- Prompt:
Repeat the data word for word. Do not include the pictures.
******************************
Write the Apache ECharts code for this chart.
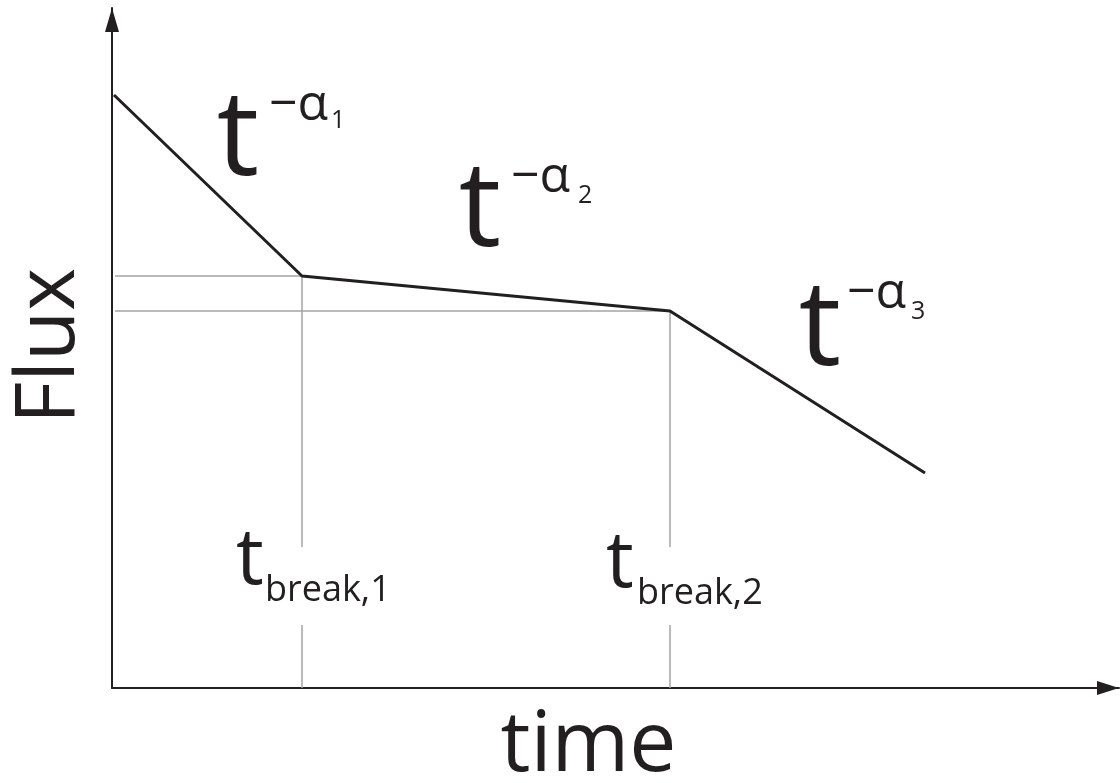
<!DOCTYPE html>
<html>
<head>
<meta charset="utf-8">
<title>Flux vs time</title>
<script src="https://cdn.jsdelivr.net/npm/echarts@6/dist/echarts.min.js"></script>
<style>
  html, body { margin: 0; padding: 0; background: #fff; }
</style>
</head>
<body>
<div id="main" style="width:1120px;height:783px;"></div>
<script type="text/javascript">
// broken power law, arbitrary units (x: time, y: flux)
var fluxTime = [2, 190, 558, 813];
var fluxValue = [593, 412, 377, 215];

// grey guide lines at the two breaks
var breakTime = [190, 558];
var breakFlux = [412, 377];
var guideStart = 3;          // horizontal guides start just right of the y axis
var gapTop = 141, gapBottom = 63;   // vertical guides are cut where the labels sit

var fontFam = '"Open Sans", "DejaVu Sans", sans-serif';
var ink = '#231f20';
var grey = '#a3a3a3';

var chart = echarts.init(document.getElementById('main'));

var lineData = [];
for (var i = 0; i < fluxTime.length; i++) {
    lineData.push([fluxTime[i], fluxValue[i]]);
}

var guideSeries = [];
for (var j = 0; j < breakTime.length; j++) {
    guideSeries.push({
        type: 'line',
        silent: true,
        symbol: 'none',
        z: 1,
        lineStyle: { color: grey, width: 1.5 },
        data: [[guideStart, breakFlux[j]], [breakTime[j], breakFlux[j]]]
    });
    guideSeries.push({
        type: 'line',
        silent: true,
        symbol: 'none',
        z: 1,
        connectNulls: false,
        lineStyle: { color: grey, width: 1.5 },
        data: [[breakTime[j], breakFlux[j]], [breakTime[j], gapTop], '-',
               [breakTime[j], gapBottom], [breakTime[j], 0]]
    });
}

function label(x, y, txt, size, align) {
    return {
        type: 'text',
        x: x, y: y,
        silent: true,
        style: {
            text: txt,
            fontSize: size,
            fontFamily: fontFam,
            fill: ink,
            align: align || 'center',
            verticalAlign: 'middle'
        }
    };
}

var option = {
    animation: false,
    grid: { left: 112, right: 1, top: 8, bottom: 95, outerBoundsMode: 'none', containLabel: false },
    xAxis: {
        type: 'value',
        min: 0,
        max: 1007,
        name: 'time',
        nameLocation: 'middle',
        nameGap: 17,
        nameTextStyle: { fontSize: 84, fontFamily: fontFam, color: ink, padding: [0, 54, 0, 0] },
        axisLine: { show: true, symbol: ['none', 'triangle'], symbolSize: [14, 22],
                    symbolOffset: [0, -11],
                    lineStyle: { color: ink, width: 2 } },
        axisTick: { show: false },
        axisLabel: { show: false },
        splitLine: { show: false }
    },
    yAxis: {
        type: 'value',
        min: 0,
        max: 680,
        name: 'Flux',
        nameLocation: 'middle',
        nameGap: 20,
        nameTextStyle: { fontSize: 82, fontFamily: fontFam, color: ink, padding: [0, 0, 0, 4] },
        axisLine: { show: true, symbol: ['none', 'triangle'], symbolSize: [14, 24],
                    symbolOffset: [0, -12],
                    lineStyle: { color: ink, width: 2 } },
        axisTick: { show: false },
        axisLabel: { show: false },
        splitLine: { show: false }
    },
    series: guideSeries.concat([{
        type: 'line',
        symbol: 'none',
        z: 3,
        lineStyle: { color: ink, width: 3 },
        data: lineData
    }]),
    graphic: [
        label(238, 141, 't', 119),
        label(269, 106, '\u2212\u03b1', 50, 'left'),
        label(331, 121, '1', 25, 'left'),

        label(480, 212, 't', 119),
        label(511, 178, '\u2212\u03b1', 50, 'left'),
        label(578, 196, '2', 25, 'left'),

        label(820, 331, 't', 119),
        label(847, 294, '\u2212\u03b1', 50, 'left'),
        label(911, 312, '3', 25, 'left'),

        label(250, 562, 't', 78),
        label(265, 591, 'break,1', 36, 'left'),
        label(620, 565, 't', 78),
        label(637, 594, 'break,2', 36, 'left')
    ]
};

chart.setOption(option);
</script>
</body>
</html>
******************************
- Answer to this problem:
Write the Apache ECharts code for this chart.
<!DOCTYPE html>
<html>
<head>
<meta charset="utf-8">
<title>Flux vs time</title>
<script src="https://cdn.jsdelivr.net/npm/echarts@6/dist/echarts.min.js"></script>
<style>
  html, body { margin: 0; padding: 0; background: #fff; }
</style>
</head>
<body>
<div id="main" style="width:1120px;height:783px;"></div>
<script type="text/javascript">
// broken power law, arbitrary units (x: time, y: flux)
var fluxTime = [2, 190, 558, 813];
var fluxValue = [593, 412, 377, 215];

// grey guide lines at the two breaks
var breakTime = [190, 558];
var breakFlux = [412, 377];
var guideStart = 3;          // horizontal guides start just right of the y axis
var gapTop = 141, gapBottom = 63;   // vertical guides are cut where the labels sit

var fontFam = '"Open Sans", "DejaVu Sans", sans-serif';
var ink = '#231f20';
var grey = '#a3a3a3';

var chart = echarts.init(document.getElementById('main'));

var lineData = [];
for (var i = 0; i < fluxTime.length; i++) {
    lineData.push([fluxTime[i], fluxValue[i]]);
}

var guideSeries = [];
for (var j = 0; j < breakTime.length; j++) {
    guideSeries.push({
        type: 'line',
        silent: true,
        symbol: 'none',
        z: 1,
        lineStyle: { color: grey, width: 1.5 },
        data: [[guideStart, breakFlux[j]], [breakTime[j], breakFlux[j]]]
    });
    guideSeries.push({
        type: 'line',
        silent: true,
        symbol: 'none',
        z: 1,
        connectNulls: false,
        lineStyle: { color: grey, width: 1.5 },
        data: [[breakTime[j], breakFlux[j]], [breakTime[j], gapTop], '-',
               [breakTime[j], gapBottom], [breakTime[j], 0]]
    });
}

function label(x, y, txt, size, align) {
    return {
        type: 'text',
        x: x, y: y,
        silent: true,
        style: {
            text: txt,
            fontSize: size,
            fontFamily: fontFam,
            fill: ink,
            align: align || 'center',
            verticalAlign: 'middle'
        }
    };
}

var option = {
    animation: false,
    grid: { left: 112, right: 1, top: 8, bottom: 95, outerBoundsMode: 'none', containLabel: false },
    xAxis: {
        type: 'value',
        min: 0,
        max: 1007,
        name: 'time',
        nameLocation: 'middle',
        nameGap: 17,
        nameTextStyle: { fontSize: 84, fontFamily: fontFam, color: ink, padding: [0, 54, 0, 0] },
        axisLine: { show: true, symbol: ['none', 'triangle'], symbolSize: [14, 22],
                    symbolOffset: [0, -11],
                    lineStyle: { color: ink, width: 2 } },
        axisTick: { show: false },
        axisLabel: { show: false },
        splitLine: { show: false }
    },
    yAxis: {
        type: 'value',
        min: 0,
        max: 680,
        name: 'Flux',
        nameLocation: 'middle',
        nameGap: 20,
        nameTextStyle: { fontSize: 82, fontFamily: fontFam, color: ink, padding: [0, 0, 0, 4] },
        axisLine: { show: true, symbol: ['none', 'triangle'], symbolSize: [14, 24],
                    symbolOffset: [0, -12],
                    lineStyle: { color: ink, width: 2 } },
        axisTick: { show: false },
        axisLabel: { show: false },
        splitLine: { show: false }
    },
    series: guideSeries.concat([{
        type: 'line',
        symbol: 'none',
        z: 3,
        lineStyle: { color: ink, width: 3 },
        data: lineData
    }]),
    graphic: [
        label(238, 141, 't', 119),
        label(269, 106, '\u2212\u03b1', 50, 'left'),
        label(331, 121, '1', 25, 'left'),

        label(480, 212, 't', 119),
        label(511, 178, '\u2212\u03b1', 50, 'left'),
        label(578, 196, '2', 25, 'left'),

        label(820, 331, 't', 119),
        label(847, 294, '\u2212\u03b1', 50, 'left'),
        label(911, 312, '3', 25, 'left'),

        label(250, 562, 't', 78),
        label(265, 591, 'break,1', 36, 'left'),
        label(620, 565, 't', 78),
        label(637, 594, 'break,2', 36, 'left')
    ]
};

chart.setOption(option);
</script>
</body>
</html>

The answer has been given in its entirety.